Perceptron Theory Can Predict the Accuracy of Neural Networks

TL;DR

This paper develops a statistical theory for perceptrons that can accurately predict the performance of various neural network architectures, including deep networks, using only simple statistical measures.

Contribution

It introduces a novel perceptron-based theoretical framework that predicts neural network accuracy without extensive training or complex estimators.

Findings

The theory accurately predicts performance of echo state networks and shallow networks.

It can also predict the accuracy of deep convolutional neural networks at their output layer.

The approach outperforms existing methods that require training additional models.

Abstract

Multilayer neural networks set the current state of the art for many technical classification problems. But, these networks are still, essentially, black boxes in terms of analyzing them and predicting their performance. Here, we develop a statistical theory for the one-layer perceptron and show that it can predict performances of a surprisingly large variety of neural networks with different architectures. A general theory of classification with perceptrons is developed by generalizing an existing theory for analyzing reservoir computing models and connectionist models for symbolic reasoning known as vector symbolic architectures.

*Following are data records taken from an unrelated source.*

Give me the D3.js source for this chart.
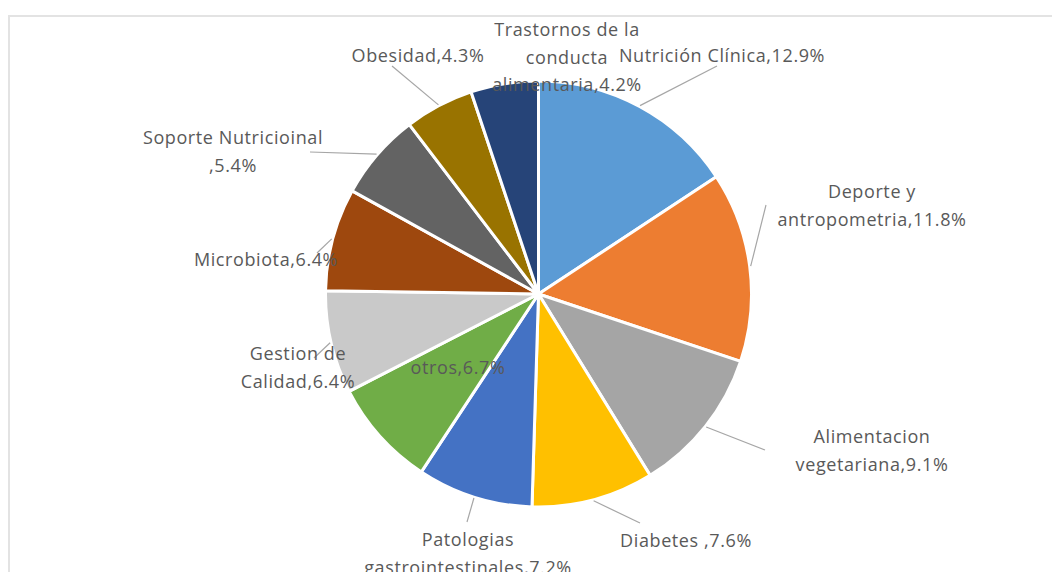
<!DOCTYPE html>
<html>
<head>
<meta charset="utf-8">
<script src="https://cdn.jsdelivr.net/npm/d3@7"></script>
<style>
  body { margin: 0; background: #fff; }
  svg { display: block; }
  .lbl { font-family: "Open Sans", Lato, sans-serif; font-size: 18px; letter-spacing: 0.6px; fill: #595959; }
</style>
</head>
<body>
<div id="chart"></div>
<script>
// slice data (clockwise from 12 o'clock)
var categories = ["Nutrición Clínica", "Deporte y antropometria", "Alimentacion vegetariana", "Diabetes ",
  "Patologias gastrointestinales", "otros", "Gestion de Calidad", "Microbiota",
  "Soporte Nutricioinal ", "Obesidad", "Trastornos de la conducta alimentaria"];
var values = [12.9, 11.8, 9.1, 7.6, 7.2, 6.7, 6.4, 6.4, 5.4, 4.3, 4.2];
var labelLines = [
  ["Nutrición Clínica,12.9%"],
  ["Deporte y", "antropometria,11.8%"],
  ["Alimentacion", "vegetariana,9.1%"],
  ["Diabetes ,7.6%"],
  ["Patologias", "gastrointestinales,7.2%"],
  ["otros,6.7%"],
  ["Gestion de", "Calidad,6.4%"],
  ["Microbiota,6.4%"],
  ["Soporte Nutricioinal", ",5.4%"],
  ["Obesidad,4.3%"],
  ["Trastornos de la", "conducta", "alimentaria,4.2%"]
];
var colors = ["#5b9bd5", "#ed7d31", "#a5a5a5", "#ffc000", "#4472c4", "#70ad47",
  "#c9c9c9", "#9e480e", "#636363", "#997300", "#264478"];

// label placement: text centre x, first line centre y, leader end (null = no leader)
var labelLayout = [
  {x: 722, y: 56, end: [717, 66]},
  {x: 872, y: 192, end: [766, 205]},
  {x: 872, y: 437, end: [765, 450]},
  {x: 686, y: 541, end: [640, 523]},
  {x: 468, y: 540, end: [467, 522]},
  {x: 458, y: 368, end: null},
  {x: 298, y: 354, end: [314, 358]},
  {x: 266, y: 260, end: [317, 253]},
  {x: 233, y: 138, end: [310, 152]},
  {x: 418, y: 56, end: [392, 66]},
  {x: 567, y: 30, end: null}
];

var width = 1052, height = 572;
var cx = 538.5, cy = 294, radius = 213, lineH = 27.5;

var svg = d3.select("#chart").append("svg")
  .attr("width", width)
  .attr("height", height);

// chart area frame
svg.append("rect")
  .attr("x", 9).attr("y", 16)
  .attr("width", 1100).attr("height", 600)
  .attr("fill", "none")
  .attr("stroke", "#e3e3e3")
  .attr("stroke-width", 2);

var pie = d3.pie().sort(null).value(function(d) { return d; });
var arcs = pie(values);
var arc = d3.arc().innerRadius(0).outerRadius(radius);

var g = svg.append("g").attr("transform", "translate(" + cx + "," + cy + ")");

g.selectAll("path.slice")
  .data(arcs)
  .enter().append("path")
  .attr("class", "slice")
  .attr("d", arc)
  .attr("fill", function(d, i) { return colors[i]; })
  .attr("stroke", "#fff")
  .attr("stroke-width", 3)
  .attr("stroke-linejoin", "round");

// leader lines from the slice edge to the label
arcs.forEach(function(d, i) {
  var lay = labelLayout[i];
  if (!lay.end) return;
  var mid = (d.startAngle + d.endAngle) / 2;
  var sx = cx + Math.sin(mid) * (radius + 1);
  var sy = cy - Math.cos(mid) * (radius + 1);
  svg.append("line")
    .attr("x1", sx).attr("y1", sy)
    .attr("x2", lay.end[0]).attr("y2", lay.end[1])
    .attr("stroke", "#a6a6a6")
    .attr("stroke-width", 1.2);
});

// labels
labelLines.forEach(function(lines, i) {
  var lay = labelLayout[i];
  var t = svg.append("text")
    .attr("class", "lbl")
    .attr("text-anchor", "middle");
  lines.forEach(function(s, k) {
    t.append("tspan")
      .attr("x", lay.x)
      .attr("y", lay.y + k * lineH)
      .attr("dy", "0.35em")
      .text(s);
  });
});
</script>
</body>
</html>
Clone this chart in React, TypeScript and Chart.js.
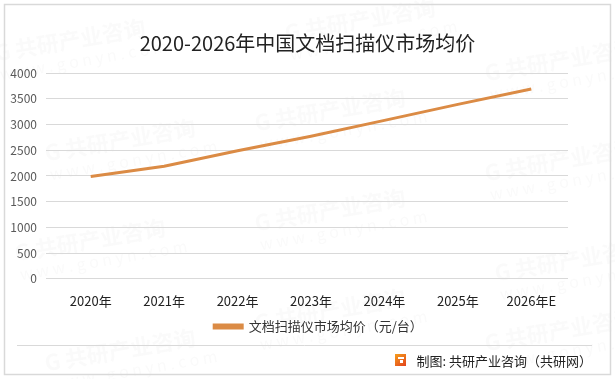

Our statistical theory offers three formulas leveraging the signal statistics with increasing detail. The formulas are analytically intractable, but can be evaluated numerically. The description level that captures maximum details requires stochastic sampling methods. Depending on the network model, the simpler formulas already yield high prediction accuracy. The quality of the theory predictions is assessed in three experimental settings, a memorization task for echo state networks (ESNs) from reservoir computing literature, a collection of classification datasets for shallow randomly connected networks, and the ImageNet dataset for deep convolutional neural networks. We find that the second description level of the perceptron theory can predict the performance of types of ESNs, which could not be described previously. The theory can predict deep multilayer neural networks by being applied to their output layer. While other methods for prediction of neural networks performance commonly require to train an estimator model, the proposed theory requires only the first two moments of the distribution of the postsynaptic sums in the output neurons. The perceptron theory compares favorably to other methods that do not rely on training an estimator model.